SHORT TASK =
Set down word for word the lines running from the line with "Emit a Python" to the line with "import matplotlib.pyplot as plt", ends included. Skip every picture.

── DATA SUPPLIED

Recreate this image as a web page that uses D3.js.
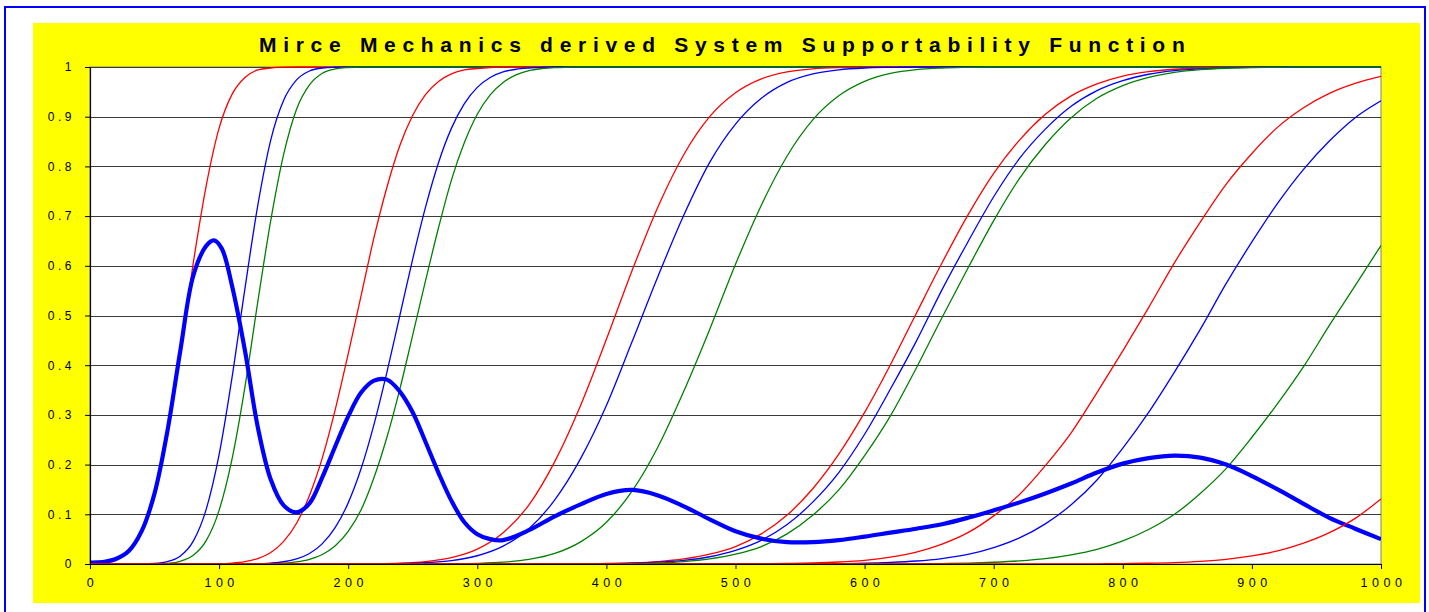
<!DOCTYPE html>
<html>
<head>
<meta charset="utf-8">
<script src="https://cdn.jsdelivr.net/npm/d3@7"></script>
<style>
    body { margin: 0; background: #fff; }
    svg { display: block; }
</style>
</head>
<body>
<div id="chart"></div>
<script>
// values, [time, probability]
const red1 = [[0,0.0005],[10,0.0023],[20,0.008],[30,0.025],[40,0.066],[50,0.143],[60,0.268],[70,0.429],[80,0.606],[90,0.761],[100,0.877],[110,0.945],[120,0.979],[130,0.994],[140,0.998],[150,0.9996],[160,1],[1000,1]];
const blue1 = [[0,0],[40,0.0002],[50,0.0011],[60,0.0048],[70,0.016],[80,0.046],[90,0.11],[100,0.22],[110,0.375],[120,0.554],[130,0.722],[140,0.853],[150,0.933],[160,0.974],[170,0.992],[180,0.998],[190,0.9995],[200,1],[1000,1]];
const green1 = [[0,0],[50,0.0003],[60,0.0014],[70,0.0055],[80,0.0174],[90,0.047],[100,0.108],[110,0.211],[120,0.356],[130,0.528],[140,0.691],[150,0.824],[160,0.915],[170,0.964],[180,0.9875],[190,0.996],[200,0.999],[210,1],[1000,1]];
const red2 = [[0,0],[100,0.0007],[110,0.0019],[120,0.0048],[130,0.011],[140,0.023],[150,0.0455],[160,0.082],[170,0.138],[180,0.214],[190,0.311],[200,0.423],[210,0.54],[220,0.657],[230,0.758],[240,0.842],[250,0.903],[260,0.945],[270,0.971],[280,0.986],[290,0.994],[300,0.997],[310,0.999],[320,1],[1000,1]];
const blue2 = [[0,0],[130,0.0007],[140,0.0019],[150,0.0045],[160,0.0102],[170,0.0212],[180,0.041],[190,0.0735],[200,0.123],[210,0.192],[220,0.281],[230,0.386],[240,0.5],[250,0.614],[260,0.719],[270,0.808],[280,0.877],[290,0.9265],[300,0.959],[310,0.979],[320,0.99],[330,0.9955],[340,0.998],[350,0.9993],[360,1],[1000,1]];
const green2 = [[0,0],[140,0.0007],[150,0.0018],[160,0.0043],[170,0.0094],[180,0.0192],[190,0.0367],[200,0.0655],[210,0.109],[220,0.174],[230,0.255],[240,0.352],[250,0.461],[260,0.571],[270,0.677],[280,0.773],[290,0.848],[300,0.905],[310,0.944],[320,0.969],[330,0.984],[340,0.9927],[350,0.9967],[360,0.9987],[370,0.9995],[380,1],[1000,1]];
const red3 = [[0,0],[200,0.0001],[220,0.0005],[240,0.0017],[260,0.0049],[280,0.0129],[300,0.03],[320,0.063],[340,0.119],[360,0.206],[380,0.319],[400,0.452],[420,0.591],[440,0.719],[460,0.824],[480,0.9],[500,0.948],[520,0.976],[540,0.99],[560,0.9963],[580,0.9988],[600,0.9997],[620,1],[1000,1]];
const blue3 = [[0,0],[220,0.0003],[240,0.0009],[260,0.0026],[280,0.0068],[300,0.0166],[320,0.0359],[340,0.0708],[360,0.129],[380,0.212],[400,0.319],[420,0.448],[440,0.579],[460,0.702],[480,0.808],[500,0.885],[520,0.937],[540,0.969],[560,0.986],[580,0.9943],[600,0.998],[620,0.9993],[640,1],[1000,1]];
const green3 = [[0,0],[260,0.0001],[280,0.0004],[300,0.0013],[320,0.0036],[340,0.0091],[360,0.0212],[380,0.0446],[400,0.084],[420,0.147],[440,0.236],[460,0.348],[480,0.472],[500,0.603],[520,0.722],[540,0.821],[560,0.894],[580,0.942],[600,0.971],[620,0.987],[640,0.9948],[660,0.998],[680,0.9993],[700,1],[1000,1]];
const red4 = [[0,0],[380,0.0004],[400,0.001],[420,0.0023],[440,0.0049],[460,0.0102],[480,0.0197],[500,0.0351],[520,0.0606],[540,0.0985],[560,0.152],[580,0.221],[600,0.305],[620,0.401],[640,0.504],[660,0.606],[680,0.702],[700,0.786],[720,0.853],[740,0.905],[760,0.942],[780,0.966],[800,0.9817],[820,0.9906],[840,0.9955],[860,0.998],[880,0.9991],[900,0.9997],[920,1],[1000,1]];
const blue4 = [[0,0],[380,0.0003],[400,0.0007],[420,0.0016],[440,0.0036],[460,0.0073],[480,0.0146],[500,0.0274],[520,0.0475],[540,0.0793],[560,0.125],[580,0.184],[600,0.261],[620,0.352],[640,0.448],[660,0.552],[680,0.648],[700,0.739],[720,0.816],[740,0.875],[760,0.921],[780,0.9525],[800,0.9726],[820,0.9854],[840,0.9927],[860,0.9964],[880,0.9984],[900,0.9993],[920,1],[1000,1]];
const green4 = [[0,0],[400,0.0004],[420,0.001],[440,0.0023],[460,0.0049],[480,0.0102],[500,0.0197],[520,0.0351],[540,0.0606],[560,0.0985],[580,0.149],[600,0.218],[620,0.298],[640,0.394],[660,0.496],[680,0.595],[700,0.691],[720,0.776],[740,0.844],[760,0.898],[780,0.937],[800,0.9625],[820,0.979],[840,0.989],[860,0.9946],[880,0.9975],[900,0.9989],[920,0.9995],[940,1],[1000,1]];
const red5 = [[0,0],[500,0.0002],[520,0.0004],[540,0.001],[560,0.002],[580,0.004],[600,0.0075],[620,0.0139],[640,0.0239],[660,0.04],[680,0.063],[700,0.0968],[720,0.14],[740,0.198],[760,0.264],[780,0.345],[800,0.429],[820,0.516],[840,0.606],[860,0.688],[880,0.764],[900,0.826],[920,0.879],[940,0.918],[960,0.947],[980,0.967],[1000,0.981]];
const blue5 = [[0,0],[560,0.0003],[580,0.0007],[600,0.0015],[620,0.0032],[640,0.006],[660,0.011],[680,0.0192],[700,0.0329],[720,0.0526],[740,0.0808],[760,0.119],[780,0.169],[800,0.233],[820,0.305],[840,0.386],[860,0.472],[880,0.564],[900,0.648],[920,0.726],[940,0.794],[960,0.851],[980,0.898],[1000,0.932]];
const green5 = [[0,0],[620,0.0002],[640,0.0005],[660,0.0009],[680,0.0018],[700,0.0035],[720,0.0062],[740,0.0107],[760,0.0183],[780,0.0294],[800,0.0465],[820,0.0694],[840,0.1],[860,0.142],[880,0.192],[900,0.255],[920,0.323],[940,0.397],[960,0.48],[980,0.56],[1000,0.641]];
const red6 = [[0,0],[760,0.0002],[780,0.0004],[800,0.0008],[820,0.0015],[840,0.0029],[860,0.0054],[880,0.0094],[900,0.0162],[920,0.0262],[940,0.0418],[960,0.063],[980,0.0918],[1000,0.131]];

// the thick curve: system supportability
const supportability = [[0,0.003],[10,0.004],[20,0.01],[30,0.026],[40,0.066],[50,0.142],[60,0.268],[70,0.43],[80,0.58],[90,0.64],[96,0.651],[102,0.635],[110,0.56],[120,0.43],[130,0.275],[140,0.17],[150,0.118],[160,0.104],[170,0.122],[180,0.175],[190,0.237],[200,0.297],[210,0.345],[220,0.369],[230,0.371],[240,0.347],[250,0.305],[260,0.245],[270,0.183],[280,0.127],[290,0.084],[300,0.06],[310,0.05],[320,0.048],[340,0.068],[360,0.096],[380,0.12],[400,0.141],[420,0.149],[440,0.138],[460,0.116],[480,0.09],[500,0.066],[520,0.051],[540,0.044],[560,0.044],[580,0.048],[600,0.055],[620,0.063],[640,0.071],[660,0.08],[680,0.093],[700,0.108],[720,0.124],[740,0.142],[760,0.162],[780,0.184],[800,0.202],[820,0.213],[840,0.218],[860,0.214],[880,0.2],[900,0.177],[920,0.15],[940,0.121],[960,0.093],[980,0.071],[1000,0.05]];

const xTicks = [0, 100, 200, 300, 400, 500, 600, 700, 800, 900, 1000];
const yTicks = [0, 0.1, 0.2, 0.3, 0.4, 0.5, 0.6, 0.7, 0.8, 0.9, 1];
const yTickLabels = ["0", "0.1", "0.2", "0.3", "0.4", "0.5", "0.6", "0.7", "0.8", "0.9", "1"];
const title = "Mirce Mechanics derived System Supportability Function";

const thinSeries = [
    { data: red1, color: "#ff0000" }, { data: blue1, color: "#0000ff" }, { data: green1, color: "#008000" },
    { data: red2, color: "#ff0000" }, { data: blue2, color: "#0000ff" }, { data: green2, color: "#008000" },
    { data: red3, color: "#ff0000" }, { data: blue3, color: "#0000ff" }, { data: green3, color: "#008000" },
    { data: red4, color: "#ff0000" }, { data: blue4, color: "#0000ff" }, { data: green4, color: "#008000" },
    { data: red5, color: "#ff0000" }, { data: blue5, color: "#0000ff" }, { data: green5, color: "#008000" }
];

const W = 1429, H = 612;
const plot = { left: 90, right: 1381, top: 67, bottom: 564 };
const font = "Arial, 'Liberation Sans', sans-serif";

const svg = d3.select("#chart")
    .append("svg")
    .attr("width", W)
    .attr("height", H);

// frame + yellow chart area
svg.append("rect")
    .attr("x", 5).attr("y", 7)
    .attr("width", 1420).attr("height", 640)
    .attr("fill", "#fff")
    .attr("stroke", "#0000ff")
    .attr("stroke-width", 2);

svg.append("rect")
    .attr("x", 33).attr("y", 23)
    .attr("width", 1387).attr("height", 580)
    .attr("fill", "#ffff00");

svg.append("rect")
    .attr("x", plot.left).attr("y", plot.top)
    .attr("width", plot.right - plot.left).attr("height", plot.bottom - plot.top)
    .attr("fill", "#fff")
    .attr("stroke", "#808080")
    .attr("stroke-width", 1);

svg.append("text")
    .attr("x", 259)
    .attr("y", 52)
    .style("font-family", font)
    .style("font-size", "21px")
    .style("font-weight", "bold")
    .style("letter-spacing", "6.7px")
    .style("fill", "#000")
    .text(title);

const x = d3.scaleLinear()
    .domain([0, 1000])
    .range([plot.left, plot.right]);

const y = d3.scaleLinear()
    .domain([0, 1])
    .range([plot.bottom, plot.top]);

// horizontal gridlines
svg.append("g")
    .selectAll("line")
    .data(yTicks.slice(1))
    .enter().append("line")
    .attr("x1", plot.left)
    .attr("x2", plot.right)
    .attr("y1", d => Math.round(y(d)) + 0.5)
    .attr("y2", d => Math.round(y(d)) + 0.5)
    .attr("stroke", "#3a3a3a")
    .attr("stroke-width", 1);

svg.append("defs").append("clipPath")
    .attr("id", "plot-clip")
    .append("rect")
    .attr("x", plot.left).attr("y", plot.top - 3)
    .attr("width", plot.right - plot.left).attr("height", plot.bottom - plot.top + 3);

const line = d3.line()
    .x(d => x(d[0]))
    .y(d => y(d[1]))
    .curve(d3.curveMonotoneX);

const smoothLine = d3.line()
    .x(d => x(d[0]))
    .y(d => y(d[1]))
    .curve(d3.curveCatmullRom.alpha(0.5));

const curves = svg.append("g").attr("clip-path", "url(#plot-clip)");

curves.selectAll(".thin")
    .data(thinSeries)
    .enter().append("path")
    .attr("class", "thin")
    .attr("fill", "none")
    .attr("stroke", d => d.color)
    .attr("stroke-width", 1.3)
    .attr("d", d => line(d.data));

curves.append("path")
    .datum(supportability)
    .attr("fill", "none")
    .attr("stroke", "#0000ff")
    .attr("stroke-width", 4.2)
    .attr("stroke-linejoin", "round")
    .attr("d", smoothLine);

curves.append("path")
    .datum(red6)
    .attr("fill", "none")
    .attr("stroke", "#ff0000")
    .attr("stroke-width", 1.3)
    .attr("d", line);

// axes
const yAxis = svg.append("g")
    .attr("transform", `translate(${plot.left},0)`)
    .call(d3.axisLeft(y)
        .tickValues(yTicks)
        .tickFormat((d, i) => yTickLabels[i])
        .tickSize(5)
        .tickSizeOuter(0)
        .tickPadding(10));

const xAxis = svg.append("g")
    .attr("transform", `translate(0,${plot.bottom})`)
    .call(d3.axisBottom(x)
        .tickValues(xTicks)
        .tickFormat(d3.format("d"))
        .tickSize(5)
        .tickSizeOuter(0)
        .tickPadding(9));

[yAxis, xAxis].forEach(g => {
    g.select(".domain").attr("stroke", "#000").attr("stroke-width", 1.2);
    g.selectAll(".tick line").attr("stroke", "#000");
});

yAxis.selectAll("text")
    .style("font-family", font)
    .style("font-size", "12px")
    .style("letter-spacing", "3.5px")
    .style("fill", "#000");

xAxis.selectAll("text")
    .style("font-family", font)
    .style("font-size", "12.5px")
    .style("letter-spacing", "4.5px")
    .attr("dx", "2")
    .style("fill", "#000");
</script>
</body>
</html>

────
── DATA SUPPLIED

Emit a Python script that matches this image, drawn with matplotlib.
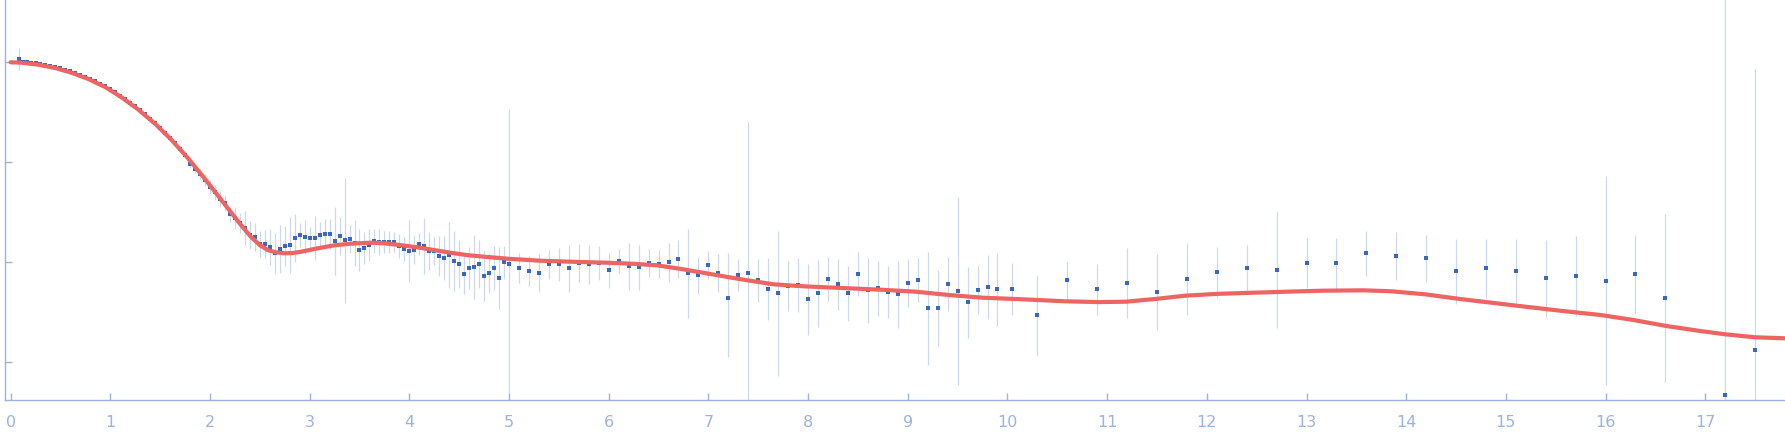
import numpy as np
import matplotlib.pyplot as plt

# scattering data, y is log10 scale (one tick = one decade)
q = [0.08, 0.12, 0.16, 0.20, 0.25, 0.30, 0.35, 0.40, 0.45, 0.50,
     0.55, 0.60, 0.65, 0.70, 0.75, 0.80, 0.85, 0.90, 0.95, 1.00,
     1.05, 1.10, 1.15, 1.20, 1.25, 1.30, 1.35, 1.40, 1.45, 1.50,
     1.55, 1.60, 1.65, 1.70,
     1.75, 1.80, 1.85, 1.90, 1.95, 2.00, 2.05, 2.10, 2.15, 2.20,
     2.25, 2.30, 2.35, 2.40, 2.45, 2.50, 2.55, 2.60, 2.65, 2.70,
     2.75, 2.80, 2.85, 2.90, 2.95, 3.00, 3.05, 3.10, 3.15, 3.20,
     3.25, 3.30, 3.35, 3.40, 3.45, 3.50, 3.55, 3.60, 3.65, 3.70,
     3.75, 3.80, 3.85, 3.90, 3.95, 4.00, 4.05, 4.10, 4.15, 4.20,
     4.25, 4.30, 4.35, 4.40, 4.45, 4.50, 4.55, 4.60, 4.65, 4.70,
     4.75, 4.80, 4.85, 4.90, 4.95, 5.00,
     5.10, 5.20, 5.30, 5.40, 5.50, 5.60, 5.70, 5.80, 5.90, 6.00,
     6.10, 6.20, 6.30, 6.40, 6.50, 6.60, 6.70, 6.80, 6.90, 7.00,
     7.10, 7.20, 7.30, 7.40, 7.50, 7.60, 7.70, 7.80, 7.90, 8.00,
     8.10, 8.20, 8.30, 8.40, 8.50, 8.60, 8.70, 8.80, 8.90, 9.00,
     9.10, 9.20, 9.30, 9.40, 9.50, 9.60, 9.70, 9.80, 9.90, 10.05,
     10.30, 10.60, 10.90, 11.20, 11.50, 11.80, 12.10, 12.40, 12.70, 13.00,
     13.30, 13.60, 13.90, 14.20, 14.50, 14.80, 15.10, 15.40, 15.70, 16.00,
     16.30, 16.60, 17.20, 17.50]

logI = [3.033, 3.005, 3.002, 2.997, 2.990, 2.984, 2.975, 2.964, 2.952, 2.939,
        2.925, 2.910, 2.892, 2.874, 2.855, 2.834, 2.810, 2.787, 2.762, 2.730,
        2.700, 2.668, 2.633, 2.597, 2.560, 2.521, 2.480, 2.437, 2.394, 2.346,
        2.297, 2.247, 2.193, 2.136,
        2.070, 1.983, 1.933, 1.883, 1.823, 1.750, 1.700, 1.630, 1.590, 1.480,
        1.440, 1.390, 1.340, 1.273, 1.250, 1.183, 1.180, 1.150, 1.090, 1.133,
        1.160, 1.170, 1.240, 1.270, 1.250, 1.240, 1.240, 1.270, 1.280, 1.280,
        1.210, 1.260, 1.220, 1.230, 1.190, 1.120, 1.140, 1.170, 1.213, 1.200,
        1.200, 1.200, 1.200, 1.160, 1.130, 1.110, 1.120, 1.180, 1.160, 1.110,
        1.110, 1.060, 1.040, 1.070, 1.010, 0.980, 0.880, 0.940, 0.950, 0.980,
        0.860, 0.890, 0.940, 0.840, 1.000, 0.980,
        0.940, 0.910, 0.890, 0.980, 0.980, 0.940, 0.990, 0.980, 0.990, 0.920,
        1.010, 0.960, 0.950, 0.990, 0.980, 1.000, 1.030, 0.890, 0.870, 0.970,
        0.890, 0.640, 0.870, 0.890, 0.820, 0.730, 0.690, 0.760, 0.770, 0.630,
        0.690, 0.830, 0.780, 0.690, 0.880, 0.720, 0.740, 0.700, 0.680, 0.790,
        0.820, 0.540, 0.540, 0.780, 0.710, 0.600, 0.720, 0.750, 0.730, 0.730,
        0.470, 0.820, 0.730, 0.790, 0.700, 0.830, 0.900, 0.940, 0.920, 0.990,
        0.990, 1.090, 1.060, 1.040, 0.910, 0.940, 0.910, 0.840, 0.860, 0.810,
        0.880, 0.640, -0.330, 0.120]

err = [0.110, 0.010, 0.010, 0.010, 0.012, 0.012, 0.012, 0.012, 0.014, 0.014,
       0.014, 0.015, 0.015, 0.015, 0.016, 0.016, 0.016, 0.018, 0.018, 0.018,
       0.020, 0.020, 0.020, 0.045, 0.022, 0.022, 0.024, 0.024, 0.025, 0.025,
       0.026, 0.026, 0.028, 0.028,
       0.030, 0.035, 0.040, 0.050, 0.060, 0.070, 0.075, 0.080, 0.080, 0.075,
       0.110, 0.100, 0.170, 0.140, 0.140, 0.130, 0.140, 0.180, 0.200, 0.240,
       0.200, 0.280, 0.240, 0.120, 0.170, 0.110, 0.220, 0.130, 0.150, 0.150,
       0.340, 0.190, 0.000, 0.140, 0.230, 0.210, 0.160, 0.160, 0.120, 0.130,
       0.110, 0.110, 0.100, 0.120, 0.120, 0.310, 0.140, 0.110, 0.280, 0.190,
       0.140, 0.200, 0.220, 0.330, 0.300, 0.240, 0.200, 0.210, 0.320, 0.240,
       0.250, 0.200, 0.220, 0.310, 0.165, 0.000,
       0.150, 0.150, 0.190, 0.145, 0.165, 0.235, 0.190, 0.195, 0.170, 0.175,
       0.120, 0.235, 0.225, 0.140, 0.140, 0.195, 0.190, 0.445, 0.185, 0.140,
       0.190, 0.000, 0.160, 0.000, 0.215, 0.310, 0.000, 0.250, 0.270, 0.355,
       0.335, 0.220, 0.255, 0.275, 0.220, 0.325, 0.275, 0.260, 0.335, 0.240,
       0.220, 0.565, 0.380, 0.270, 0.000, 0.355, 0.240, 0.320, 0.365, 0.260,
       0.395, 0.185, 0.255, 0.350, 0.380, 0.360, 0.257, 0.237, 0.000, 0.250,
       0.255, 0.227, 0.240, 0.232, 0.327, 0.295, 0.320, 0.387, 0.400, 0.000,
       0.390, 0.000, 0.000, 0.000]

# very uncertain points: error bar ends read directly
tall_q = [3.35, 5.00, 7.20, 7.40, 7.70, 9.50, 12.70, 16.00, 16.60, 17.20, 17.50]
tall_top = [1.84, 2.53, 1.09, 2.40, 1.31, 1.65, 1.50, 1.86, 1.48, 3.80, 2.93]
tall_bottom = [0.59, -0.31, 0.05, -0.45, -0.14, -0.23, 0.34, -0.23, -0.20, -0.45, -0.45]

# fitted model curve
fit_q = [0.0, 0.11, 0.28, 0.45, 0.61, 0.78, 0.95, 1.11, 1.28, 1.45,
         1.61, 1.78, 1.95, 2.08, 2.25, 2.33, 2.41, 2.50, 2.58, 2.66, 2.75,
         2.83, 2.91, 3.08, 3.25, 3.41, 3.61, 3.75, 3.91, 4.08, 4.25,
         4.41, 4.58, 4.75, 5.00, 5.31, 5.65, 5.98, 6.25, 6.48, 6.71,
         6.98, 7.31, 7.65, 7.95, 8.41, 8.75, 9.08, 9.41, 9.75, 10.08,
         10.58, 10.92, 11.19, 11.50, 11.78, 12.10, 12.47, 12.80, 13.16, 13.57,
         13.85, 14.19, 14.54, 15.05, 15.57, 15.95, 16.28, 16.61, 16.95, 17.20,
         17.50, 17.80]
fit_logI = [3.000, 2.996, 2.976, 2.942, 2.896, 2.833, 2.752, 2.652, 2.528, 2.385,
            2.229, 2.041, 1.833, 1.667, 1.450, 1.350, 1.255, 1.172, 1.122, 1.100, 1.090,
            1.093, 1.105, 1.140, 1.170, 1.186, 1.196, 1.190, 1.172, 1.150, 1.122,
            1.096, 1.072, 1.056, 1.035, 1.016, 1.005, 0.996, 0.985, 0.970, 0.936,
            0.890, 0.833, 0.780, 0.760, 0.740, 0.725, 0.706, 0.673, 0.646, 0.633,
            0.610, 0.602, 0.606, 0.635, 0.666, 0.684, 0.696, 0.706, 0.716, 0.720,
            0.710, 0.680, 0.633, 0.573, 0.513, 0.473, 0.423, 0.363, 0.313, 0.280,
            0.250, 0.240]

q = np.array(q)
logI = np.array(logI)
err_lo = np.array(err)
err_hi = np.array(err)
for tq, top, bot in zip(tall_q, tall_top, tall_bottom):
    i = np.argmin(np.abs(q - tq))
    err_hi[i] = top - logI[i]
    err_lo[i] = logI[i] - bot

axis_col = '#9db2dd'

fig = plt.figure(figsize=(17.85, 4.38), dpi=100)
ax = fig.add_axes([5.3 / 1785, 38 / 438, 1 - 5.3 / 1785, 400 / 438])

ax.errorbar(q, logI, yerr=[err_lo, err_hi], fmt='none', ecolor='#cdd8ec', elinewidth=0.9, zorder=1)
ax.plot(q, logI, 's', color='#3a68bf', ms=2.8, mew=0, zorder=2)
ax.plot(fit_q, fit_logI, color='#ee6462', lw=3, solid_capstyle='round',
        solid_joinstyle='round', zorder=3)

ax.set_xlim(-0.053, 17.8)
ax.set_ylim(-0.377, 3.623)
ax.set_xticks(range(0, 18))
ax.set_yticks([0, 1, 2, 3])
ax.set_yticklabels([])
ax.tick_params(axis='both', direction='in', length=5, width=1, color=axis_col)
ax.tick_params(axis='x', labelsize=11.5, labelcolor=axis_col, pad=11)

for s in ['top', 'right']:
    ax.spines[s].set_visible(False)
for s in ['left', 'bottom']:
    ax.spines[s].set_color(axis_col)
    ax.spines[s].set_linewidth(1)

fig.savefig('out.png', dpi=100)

────

COMPLETED EXERCISE =
Emit a Python script that matches this image, drawn with matplotlib.
import numpy as np
import matplotlib.pyplot as plt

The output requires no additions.